San Dieguito’s interim superintendent resigns
Douglas will move back to former associate superintendent post after board failed to pass interim position
The San Dieguito Union High School District’s executive cabinet is feeling the effects of a short-staffed district office.
After the board failed to pass a new interim associate superintendent of business services position on Nov. 17, Interim Superintendent Tina Douglas sent her letter of resignation the next day. She gave 10 days notice that she will be moving back into her prior position.
4:45 p.m. Dec. 1, 2022At a special board meeting on Nov. 29, the board announced that Tina Douglas’ resignation as the interim superintendent will be effective Jan. 31 or when a new interim superintendent is appointed, whichever comes first. The board is expected to discuss the appointment process at a future board meeting once the three new board members are sworn in.

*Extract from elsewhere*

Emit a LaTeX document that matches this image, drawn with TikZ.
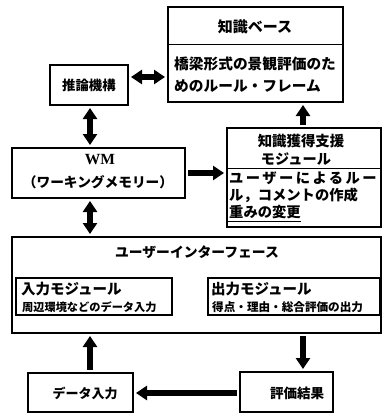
\documentclass[tikz,border=0pt]{standalone}
\usepackage{fontspec}
\newfontfamily\jp{Noto Sans CJK JP}
\newfontfamily\jpls{Noto Sans CJK JP}[LetterSpace=17]
\newfontfamily\wmf{Liberation Serif}
\usetikzlibrary{arrows.meta}
\tikzset{
  box/.style={draw, line width=2pt, inner sep=0pt},
  thinbox/.style={draw, line width=1.1pt, inner sep=0pt},
  txt/.style={inner sep=0pt},
  arr/.style={line width=5.5pt, shorten <=2pt, shorten >=2pt, -{Triangle[length=11pt,width=14pt]}},
  darr/.style={line width=5.5pt, shorten <=2pt, shorten >=2pt, {Triangle[length=11pt,width=14pt]}-{Triangle[length=11pt,width=14pt]}},
}
\newcommand{\fs}[1]{\fontsize{#1}{#1}\selectfont}
\begin{document}
\begin{tikzpicture}[x=1pt,y=-1pt]
\useasboundingbox (0,0) rectangle (384,418);
% boxes
\node[box, minimum width=175pt, minimum height=95pt] (kb) at (255.5,54.5) {};
\draw[line width=1pt] (kb.north west) ++(0,38) -- ++(175,0);
\node[box, minimum width=78pt, minimum height=40pt] (inf) at (89,85) {};
\node[box, minimum width=173pt, minimum height=50pt] (wm) at (98.5,173) {};
\node[box, minimum width=154pt, minimum height=99pt] (ka) at (304,177.5) {};
\draw[line width=1pt] (ka.north west) ++(0,41) -- ++(154,0);
\node[box, minimum width=369pt, minimum height=96pt] (ui) at (196.5,285) {};
\node[thinbox, minimum width=156pt, minimum height=37pt] (inm) at (94,296.5) {};
\node[thinbox, minimum width=172pt, minimum height=37pt] (outm) at (294,296.5) {};
\node[box, minimum width=93pt, minimum height=40pt] (res) at (286.5,392) {};
\node[box, minimum width=105pt, minimum height=39pt] (din) at (80.5,392.5) {};
% texts
\node[txt, font=\jp\bfseries\fs{15}] (t1) at (255,27) {知識ベース};
\node[txt, font=\jp\bfseries\fs{14.7}, anchor=west] (t2) at (174,64) {橋梁形式の景観評価のた};
\node[txt, font=\jp\bfseries\fs{14.7}, anchor=west] (t3) at (174,86) {めのルール・フレーム};
\node[txt, font=\jp\bfseries\fs{13.4}] (t4) at (89,85) {推論機構};
\node[txt, font=\wmf\bfseries\fs{15.5}] (t5) at (100,160) {WM};
\node[txt, font=\jp\bfseries\fs{13.7}] (t6) at (98,182) {（ワーキングメモリー）};
\node[txt, font=\jp\bfseries\fs{14.4}] (t7) at (301,141) {知識獲得支援};
\node[txt, font=\jp\bfseries\fs{14.2}] (t8) at (296,159) {モジュール};
\node[txt, font=\jpls\bfseries\fs{14.3}, anchor=west] (t9) at (229,178) {ユーザーによるルー};
\node[txt, font=\jp\bfseries\fs{14.3}, anchor=west] (t10) at (229,195) {ル，コメントの作成};
\node[txt, font=\jp\bfseries\fs{14.3}, anchor=west] (t11) at (229,212) {重みの変更};
\draw[line width=0.8pt] (ka.south west) ++(0,-7) -- ++(75,0);
\node[txt, font=\jp\bfseries\fs{13.8}] (t12) at (197,252) {ユーザーインターフェース};
\node[txt, font=\jp\bfseries\fs{14.5}, anchor=west] (t13) at (21,289) {入力モジュール};
\node[txt, font=\jp\bfseries\fs{11.2}, anchor=west] (t14) at (22,307) {周辺環境などのデータ入力};
\node[txt, font=\jp\bfseries\fs{14.5}, anchor=west] (t15) at (211,289) {出力モジュール};
\node[txt, font=\jp\bfseries\fs{11.6}, anchor=west] (t16) at (212,307) {得点・理由・総合評価の出力};
\node[txt, font=\jp\bfseries\fs{13.5}] (t17) at (297,393) {評価結果};
\node[txt, font=\jp\bfseries\fs{13}] (t18) at (85,393) {データ入力};
% connectors
\draw[darr] (inf.east |- 0,77) -- (kb.west |- 0,77);
\draw[darr] (inf.south -| 90,0) -- (wm.north -| 90,0);
\draw[arr] (ka.north -| 303,0) -- (kb.south -| 303,0);
\draw[arr] (wm.east |- 0,173) -- (ka.west |- 0,173);
\draw[darr] (wm.south -| 90,0) -- (ui.north -| 90,0);
\draw[arr] (ui.south -| 303,0) -- (res.north -| 303,0);
\draw[arr] (res.west |- 0,393) -- (din.east |- 0,393);
\draw[arr] (din.north -| 90,0) -- (ui.south -| 90,0);
\end{tikzpicture}
\end{document}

Without a superintendent since the spring, Douglas was selected to step in as the superintendent on an interim basis, trying to juggle both posts with help from a consultant and John Addleman, the current executive director of planning services. The district is also down another executive cabinet member with the recent departure of Deputy Superintendent Mark Miller, who accepted a position as director of human resources with the Fullerton Joint Union High School District.
Douglas said many in the district office are feeling overwhelmed and working hard to fill in the gaps.
At the Nov. 17 meeting, Douglas brought forward a contract for Addleman to serve as the interim associate superintendent of business services. If approved, it was proposed that Daniel Young, the current director of planning services, would then step in to backfill Addleman’s position.
“I can’t do both jobs, that’s the reason why the request is here,” Douglas said. “Without this, I honestly don’t know what I would do.”
The board itself was down a member with outgoing trustee Julie Bronstein absent and the 2-1 vote in support of the interim position failed to pass as Trustee Katrina Young voted against it. Per the education code, board action can only be taken with a majority vote. Even if members are absent from a meeting, a majority vote of the total board is still required and that night two other attempted board actions failed 2-1.
The proposed interim associate superintendent of business services contract was dated back to May because Addleman has been carrying the extra load since Douglas was appointed to the interim superintendent position. The agreement provides that Addleman would be compensated based upon an annual salary of $205,352 paid in equal monthly installments and that he would continue to receive fringe benefits consistent with his employment as executive director.
Douglas said it wouldn’t be fair for Addleman to continue doing the work if he is not being compensated so with the board’s 2-1 vote, she said she would need to manage both positions by herself.
The next day she sent her resignation.
With her vote in opposition, Young said she wanted to look at the district holistically as there are also other departments that are shouldering extra burdens and need more support. “Regardless of this decision I think it will have a sizable impact on the new board and they should be a part of that decision-making process,” Young said.
Vice President Michael Allman said the board’s plan is to hire a search firm and open up a superintendent search in the coming months. It was decided that the newly seated board would guide the request for proposals for the search firm.
At the meeting, the board was also set to approve a one-time $3,000 stipend for management (such as school principals) and the executive cabinet of associate superintendents. Both motions failed 2-1 with Allman opposed.
In September, the board approved a 4% salary increase and a $3,000 off-schedule payment for teachers for the 2021-22 school year. Historically, management would receive the same salary boosts as the union-supported employees but the 4% raise was not being considered, just the one-time bonus.
Allman said he would be supportive of the $3,000 bonus, or even more, with the provision that it doesn’t include the nine employees who are no longer with the district, even though they did work for the district in 2021-22 school year: “I don’t think its right to pay to people who don’t work for us anymore,” said Allman who was the sole vote against the salary increases in September.
It is possible that the payments, with some revisions, could be reconsidered at the next regular meeting by the newly-seated board.